The bill makes clear that in such a situation the court would be able to annul the bankruptcy as an abuse of process, despite the fact that the petitioning debtor technically was insolvent.
The bill proposes to raise by 50 per cent, to about $47,000 after tax, the income threshold for debt agreements to encourage more people to consider the debt agreement option as an alternative to bankruptcy.
The practical utility of debt agreements is restricted at present by the relatively low income threshold which applies: raising it will make the debt agreement alternative available to a much larger group of debtors.
The 2001 bill proposed to double the threshold but in light of the recent increased take-up of debt agreements the government has decided that a 50 per cent increase will adequately enhance access to the debt agreement alternative to bankruptcy.
Other changes to improve the operation of the act include further streamlining meetings procedures, simplifying the mechanism for changing trustees and bringing controlling trustees and debt agreement administrators under the regulatory purview of the inspector general.
Amendments will allow creditors to permit a bankrupt to retain `sentimental' property and require trustees to realise property within a six-year time period. Finally, other changes will clarify the qualifying requirements to become a registered trustee, allow trustees, rather than the court, to consent to debtors travelling overseas and impose conditions on that consent, and will allow trustees, rather than the official receiver, to determine hardship under the income contribution scheme.

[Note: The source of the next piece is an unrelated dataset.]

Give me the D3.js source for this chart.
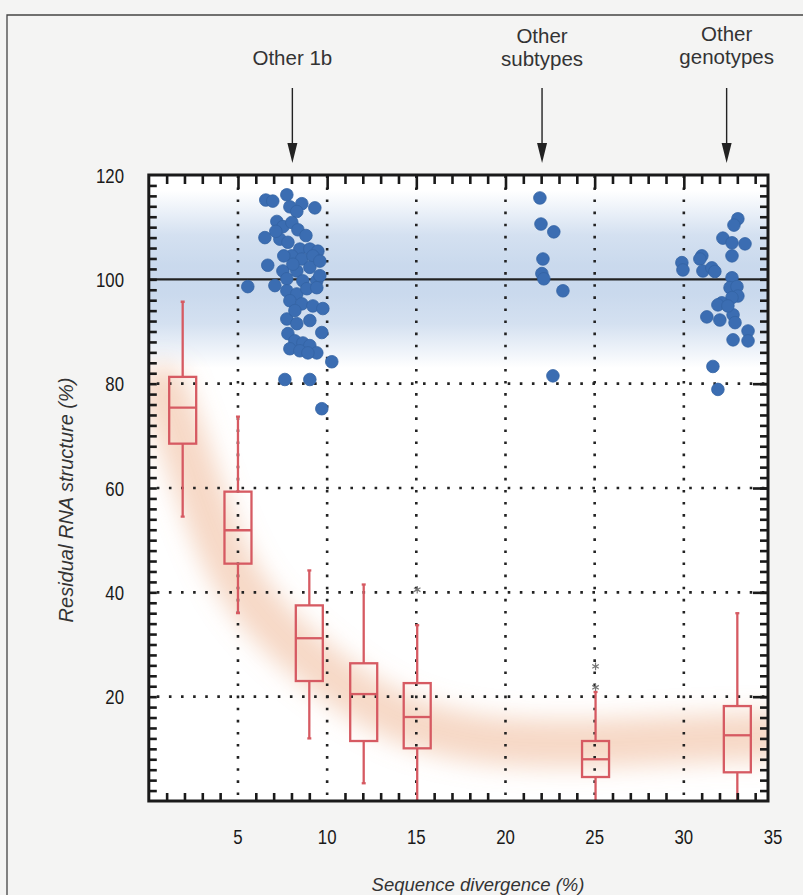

This bill contains one significant change from the 2001 bill, which is the government's decision not to proceed with the introduction of a cooling-off period.
This decision was taken after careful consideration of the issue, and followed re-canvassing the views of stakeholders in the personal insolvency industry and, in particular, taking due note of the recent sharp rise in the number of debt agreements.
Debt agreements were introduced in 1996 as a low cost, simple alternative to bankruptcy for debtors with low incomes, few assets and relatively low levels of debt.
The take-up rate was initially slow but the number of agreement proposals has risen sharply since mid-2001 to around 430 per month, well over double the rate of 2000-01.
The government sees this as clear evidence that, increasingly, people in financial difficulties are considering and choosing debt agreements as an alternative to bankruptcy.
Thus, a key purpose of the cooling-off period proposal to encourage people to consider the consequences of, and alternative to, bankruptcy is being achieved to a noticeable degree by the debt agreement process.
In addition, this process will be accessible to more debtors as a result of the proposed increase in the income threshold.
Stakeholders in the insolvency industry when reconsulted late last year expressed concern about the administrative complexity a cooling-off period would introduce into the bankruptcy process.
The majority of them also doubted that many debtors would change their mind during the cooling-off period.
Finally, concerns were also expressed from financial counselling organisations that undesirable pressure may be put on debtors by creditors during the cooling-off period.
Accordingly the government has decided that the cooling-off proposal should not now proceed.
In summary the Bankruptcy Legislation Amendment Bill 2002 will amend Australia's bankruptcy laws to address concerns that bankruptcy is `too easy' and to better balance the interests of debtors and creditors.
It will encourage people contemplating bankruptcy to consider alternatives to bankruptcy.
By restoring fairness to the bankruptcy system, we will promote confidence in it.
I tender the explanatory memorandum for the bill.
Debate (on motion by Mr Sidebottom) adjourned.